[lug] OT: UDP multicast question
D. Stimits
stimits at idcomm.com
Fri Apr 5 16:47:09 MST 2002
"Scott A. Herod" wrote:
>
> In his _Network Programming, Vol. 2_ , Stevens has an example of
> a one-to-many fifo based broadcaster. That's what I'll probably
> use. However, all I really want to do is send a note to many
> processes that table T, row R changed so that if they care they
> should go look to see what happened. I want to make the message
> route as simple as possible and avoid polling ( other than internal
> select() calls ).
The publish/subscribe is still good for that, you can however limit it
to publishing metadata about what row and column changed, rather than
actual data. The one-to-many broadcaster I suspect is basically that,
the real meaning behind publish/subscribe being that random processes
can register their interest (as subscribers), or deregister
(unsubscribe).
D. Stimits, stimits at idcomm.com
>
> Scott
>
> "D. Stimits" wrote:
> >
> > "Scott A. Herod" wrote:
> > >
> > > Hello,
> > >
> > > I'm not much of a network programmer so this may be an
> > > obvious question. Can I have multiple processes on a single
> > > machine listening to a local udp multicast? This is with IPv4,
> > > but would IPv6 make a difference? (MySQL doesn't implement
> > > triggers and I need to tell several processes when a table
> > > changes.)
> >
> > I wouldn't try it with IPv4, don't know if IPv6 is different. As soon as
> > a process reads the buffer you can expect the data to go away, or else
> > for it to be marked as empty.

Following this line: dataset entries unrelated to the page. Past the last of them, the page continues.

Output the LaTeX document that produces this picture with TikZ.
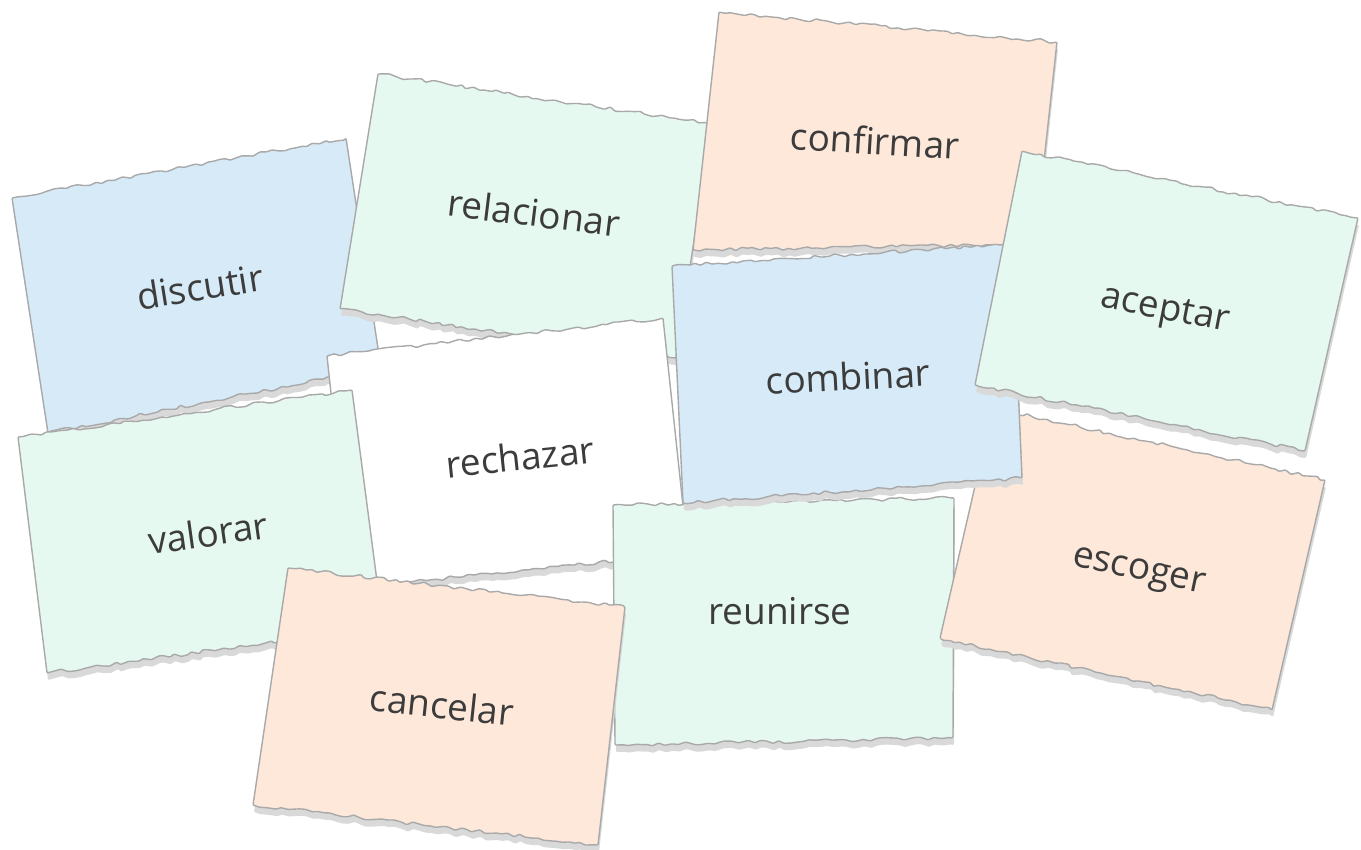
\documentclass[tikz,border=0pt]{standalone}
\usepackage{fontspec}
\setmainfont{Open Sans}
\usetikzlibrary{decorations.pathmorphing}
\definecolor{cardblue}{HTML}{D6EAF7}
\definecolor{cardgreen}{HTML}{E6F9F1}
\definecolor{cardpeach}{HTML}{FDE8DA}
\definecolor{cardwhite}{HTML}{FFFFFF}
\definecolor{edgec}{HTML}{A9A9A9}
\definecolor{shadowc}{HTML}{D9D9D9}
\definecolor{wordc}{HTML}{3C3C3C}
\tikzset{
  torn/.style={decoration={random steps, segment length=6pt, amplitude=1.9pt}, rounded corners=1pt},
  cardedge/.style={draw=edgec, line width=1.4pt, line join=round},
  word/.style={text=wordc, font=\fontsize{37}{44}\selectfont, inner sep=0pt, text height=27pt, text depth=0pt, anchor=center}
}
% #1 seed, #2 fill, #3 TL, #4 TR, #5 BR, #6 BL, #7 word, #8 text position, #9 rotation
\newcommand\papercard[9]{%
  \pgfmathsetseed{#1}%
  \fill[shadowc, torn, shift={(1,7)}] (#3) decorate{-- (#4)} -- (#5) decorate{-- (#6)} -- cycle;
  \pgfmathsetseed{#1}%
  \filldraw[fill=#2, cardedge, torn] (#3) decorate{-- (#4)} -- (#5) decorate{-- (#6)} -- cycle;
  \node[word, rotate=#9] (#7) at (#8) {#7};
}
\begin{document}
\begin{tikzpicture}[x=1pt, y=-1pt]
\fill[white] (0,0) rectangle (1361,850);
\useasboundingbox (0,0) rectangle (1361,850);
\papercard{11}{cardblue}{12,198}{346,138}{381,368}{48,433}{discutir}{200,287}{9}
\papercard{12}{cardgreen}{378,74}{712,124}{676,358}{340,309}{relacionar}{534,213}{-7}
\papercard{13}{cardpeach}{719,12}{1057,42}{1035,244}{693,250}{confirmar}{875,141}{-3.5}
\papercard{14}{cardwhite}{327,356}{663,318}{688,553}{352,588}{rechazar}{520,457}{6}
\papercard{15}{cardgreen}{18,437}{352,390}{383,627}{47,673}{valorar}{208,533}{8}
\papercard{16}{cardgreen}{613,505}{954,498}{953,738}{615,745}{reunirse}{780,611}{0}
\papercard{17}{cardpeach}{993,408}{1325,480}{1272,710}{940,638}{escoger}{1140,566}{-12}
\papercard{18}{cardblue}{672,266}{1012,244}{1022,478}{683,503}{combinar}{848,377}{3}
\papercard{19}{cardgreen}{1022,151}{1358,218}{1305,451}{975,385}{aceptar}{1166,306}{-11}
\papercard{20}{cardpeach}{288,568}{625,607}{598,845}{253,805}{cancelar}{442,705}{-6}
\end{tikzpicture}
\end{document}
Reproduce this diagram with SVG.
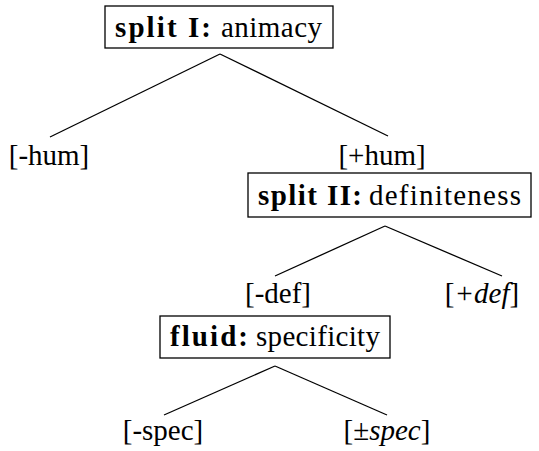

I'd guess the same is true for IPv6 but
> > don't know. You would probably be better off creating a surrogate daemon
> > that does the listening, has either an update buffer or a notification
> > of change, and allows multiple subscribers; it would publish to anything
> > subscribed. You could go as far as to offer an ability to subscribe to
> > particular sql servers, databases within servers, tables within
> > databases, so on. Then you are totally isolated from the type of sql
> > server. Lots of fun things you can do with it, depending on what you
> > want as the end goal, but I doubt you'll get anything other than
> > surprises if you have multiple processes trying to listen to the same
> > UDP socket and expecting them to get the same information.